Transcript
BROOKE GLADSTONE:
This is On the Media. I'm Brooke Gladstone.
BOB GARFIELD:
And I'm Bob Garfield. It's spring in Washington, and that means two things – cherry blossoms and press banquets. Here's President Bush entertaining the Radio and Television Correspondents' Dinner.
PRESIDENT GEORGE BUSH:
Press is a lot tougher the second term. It's reached the point I sometimes call on Helen Thomas just to hear a friendly voice.
[LAUGHTER]
BOB GARFIELD:
Journalists laughed, the politicos laughed, elbow to elbow and unadversarial, at least for one night – or longer. In 2003, at a similar black-tie affair, The Boston Globe's deputy Washington bureau chief Nina Easton hit it off with Republic strategist Russell Schriefer. Now, Easton is Washington bureau chief for Fortune magazine and an analyst on Fox News, and Schriefer, a media advisor to the John McCain campaign, is her husband.
Their union was one of several highlighted in a Los Angeles Times piece last week about marriages between Washington journalists and campaign staffers. Marriage, of course, is potentially the ultimate conflict of interest, but Easton says romantic entanglements between the coverers and the covered are just a fact of life in Washington, D.C.
NINA EASTON:
Andrea Mitchell is married to Alan Greenspan. You've got, you know, top newscasters married to campaign people. You have also, particularly on the Democratic side, there's reporters who are very close friends with Democratic strategists, who vacation with them, who, you know, have dinner parties with them, whose spouses go on carpools together. But I think all of us in Washington who do this - we have our reputations to protect.
BOB GARFIELD:
So tell me how you and your editors at Fortune decided to proceed here. Clearly there is the possibility for at least the perception of conflict of interest. How are you dealing with it?
NINA EASTON:
You know, I write about politics and economics, and we decided that I would not cover anything related to McCain. My other venue is Fox News. Those tend to be more freewheeling panels, and so sometimes a subject that's directly McCain-related will come my way. And in that case, Brit Hume and I decided that when it does come up and it is appropriate, it would be best to disclose it. And I think disclosure's the great disinfectant.
BOB GARFIELD:
I want to pull back here a little bit. According to your wedding announcement in The New York Times, you and your husband met at the White House Correspondents' Dinner. And a lot of people, me included, believe me, have criticized that event for the coziness that, I think it's fair to say, it celebrates between political reporters and the people they cover in government.

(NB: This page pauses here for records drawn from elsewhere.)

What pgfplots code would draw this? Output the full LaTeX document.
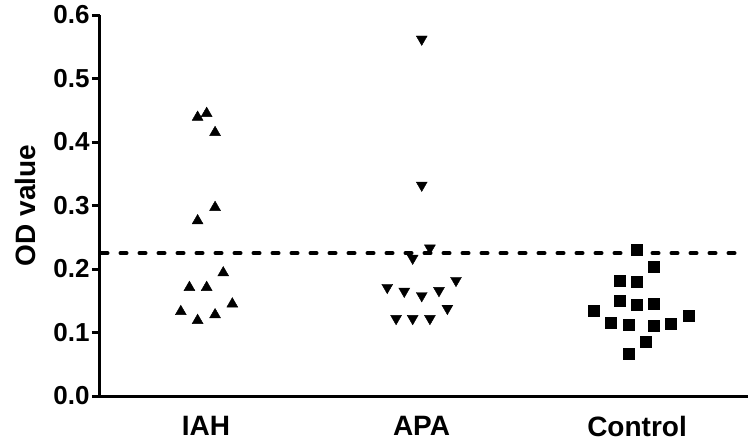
\documentclass[border=0pt]{standalone}
\usepackage{fontspec}
\setmainfont{Liberation Sans}
\usepackage{pgfplots}
\pgfplotsset{compat=1.18}
\usetikzlibrary{calc}

% OD values per group, x jittered around group position
\pgfplotstableread{
x y
0.961 0.439
1.003 0.445
1.042 0.415
1.042 0.297
0.961 0.276
1.080 0.194
0.923 0.171
1.003 0.171
1.122 0.145
0.883 0.133
1.042 0.128
0.961 0.119
}\iah
\pgfplotstableread{
x y
2.001 0.562
2.001 0.332
2.039 0.233
1.959 0.217
2.160 0.182
1.841 0.171
1.920 0.165
2.001 0.158
2.081 0.166
2.120 0.138
1.882 0.122
1.959 0.122
2.039 0.122
}\apa
\pgfplotstableread{
x y
2.999 0.231
3.079 0.203
2.918 0.181
2.999 0.180
2.918 0.150
2.999 0.144
3.079 0.145
2.797 0.135
3.238 0.126
2.878 0.116
2.960 0.112
3.079 0.110
3.158 0.114
3.039 0.085
2.960 0.066
}\control

\begin{document}
\begin{tikzpicture}
\begin{axis}[
    name=ax,
    scale only axis,
    width=648pt, height=381pt,
    xmin=0.508, xmax=3.515,
    ymin=0, ymax=0.6,
    axis x line*=bottom,
    axis y line*=left,
    axis line style={line width=3pt, -},
    xtick={1,2,3},
    xticklabels={IAH,APA,Control},
    x tick style={draw=none},
    ytick={0,0.1,...,0.6},
    y tick style={line width=3pt, black},
    tick align=outside,
    major tick length=8pt,
    yticklabel style={font=\fontsize{26}{26}\selectfont\bfseries, xshift=1pt,
        /pgf/number format/fixed, /pgf/number format/fixed zerofill,
        /pgf/number format/precision=1, /pgf/number format/assume math mode=true},
    xticklabel style={font=\fontsize{28}{28}\selectfont\bfseries, yshift=-9pt},
    ylabel={OD value},
    every axis y label/.style={at={(axis description cs:-0.1157,0.5)}, rotate=90, anchor=center, font=\fontsize{28}{28}\selectfont\bfseries},
    clip=false,
]
\addplot[black, line width=4pt, line cap=round, dash pattern=on 6pt off 13pt]
    coordinates {(0.515,0.225) (3.47,0.225)};
\addplot[only marks, mark=triangle*, mark size=6.3pt, black] table {\iah};
\addplot[only marks, mark=triangle*, mark size=6.3pt, black, mark options={rotate=180}] table {\apa};
\addplot[only marks, mark=square*, mark size=5.5pt, black] table {\control};
\end{axis}
\path ($(ax.south west)+(-100pt,-46pt)$) rectangle ($(ax.north east)+(2pt,15pt)$);
\end{tikzpicture}
\end{document}
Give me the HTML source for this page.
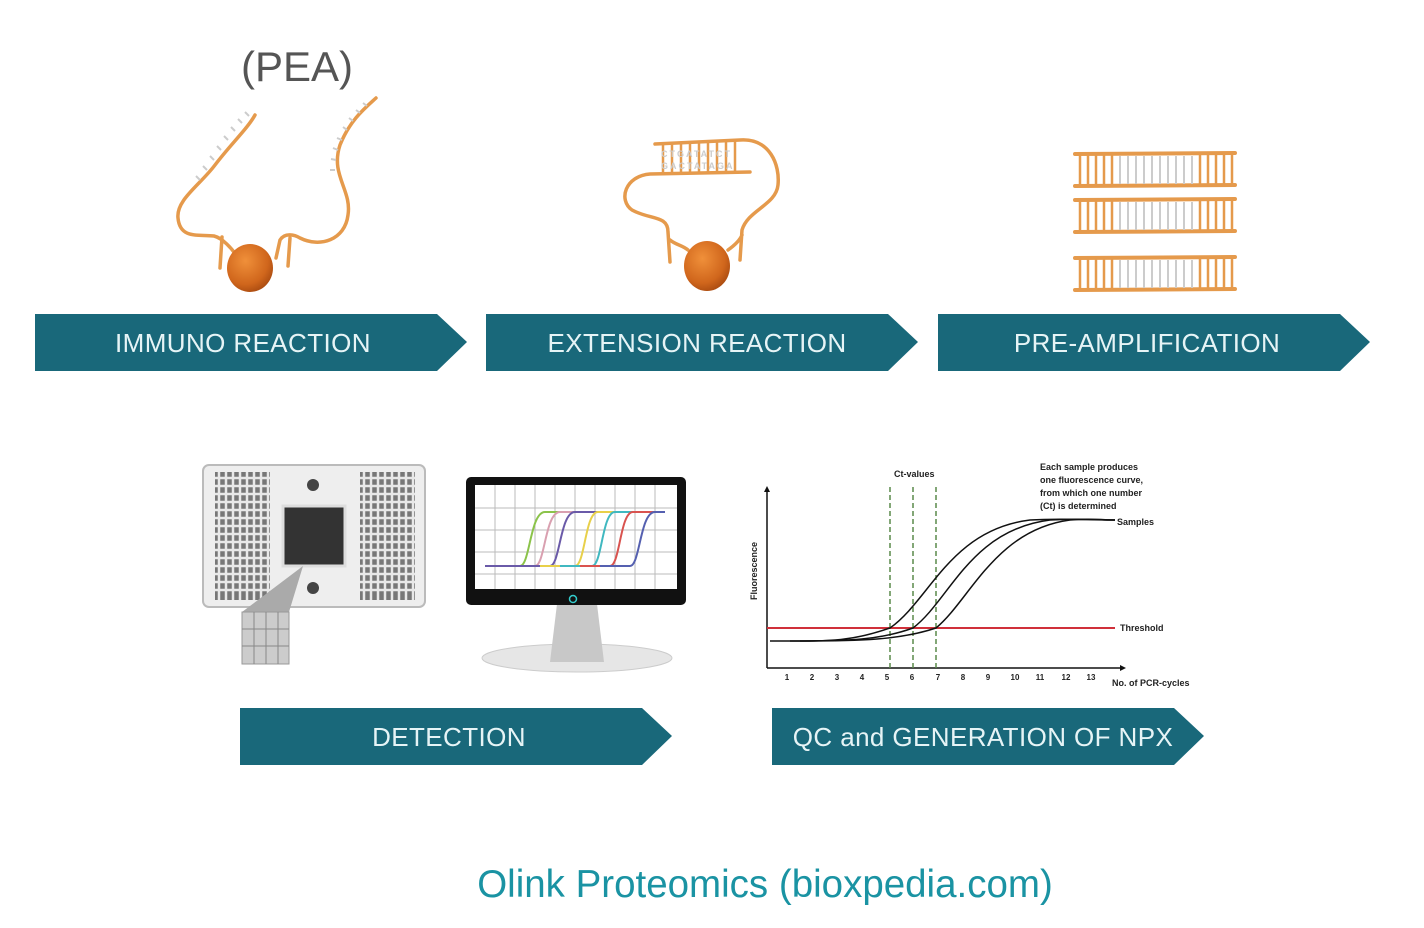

What are your feelings – I mean, apart from the fact [LAUGHS] that you met your beloved there – what are your feelings about the event and just the larger issue of coziness?
NINA EASTON:
You know, it's interesting. I mean, I think a lot of navel-gazing media analysts like to worry about this coziness issue. I think the reporters who cover a lot of the sources who turn up at the White House Correspondents' Dinner are, you know, quite tough on them afterwards. And a lot of, let's say, Bush officials have been at that event, and I don't think the press has been particularly easy on the Bush White House. So, you know, I think you kind of overestimate what those kinds of events do.
What they do, do is enable people to see each other as human beings, which I think in this town doesn't always happen.
BOB GARFIELD:
[LAUGHS] I'm sorry. [LAUGHS] I was gazing at my navel. I lost the thread of what [LAUGHS] you were saying. Obviously, reporters – many of them – you know, are people, too [LAUGHS], and they have relationships and they fall in love and they get married, you know, just like other people do.
On the other hand, the public has shown again and again that its trust for journalists is diminishing over the years, and they're very suspicious of hidden agendas and so on.
NINA EASTON:
When you say suspicion about the media, you know, it's not just, you know, reporters are cozy with sources and everything. A lot of the suspicion comes from people who feel unfairly covered. A lot of people feel like the press is unfair.
And I would say it's actually a bonus for me to watch somebody in my house go through the experience of having a candidate covered and see where it's fair and where it's not fair. You start looking at coverage through the eyes of people who are being covered. And, if anything, I think a combination of that, you know, seeing what it's like to be covered day in and day out, A, and, B, a sense that I have to be extra careful – I have to bend over backwards to be fair – I think it continues to train me to be more fair and to be more careful about the people that I'm covering.
BOB GARFIELD:
Well, Nina, thank you so very much for joining us.
NINA EASTON:
You're welcome.
BOB GARFIELD:
Nina Easton is Washington bureau chief for Fortune magazine and an analyst for Fox News.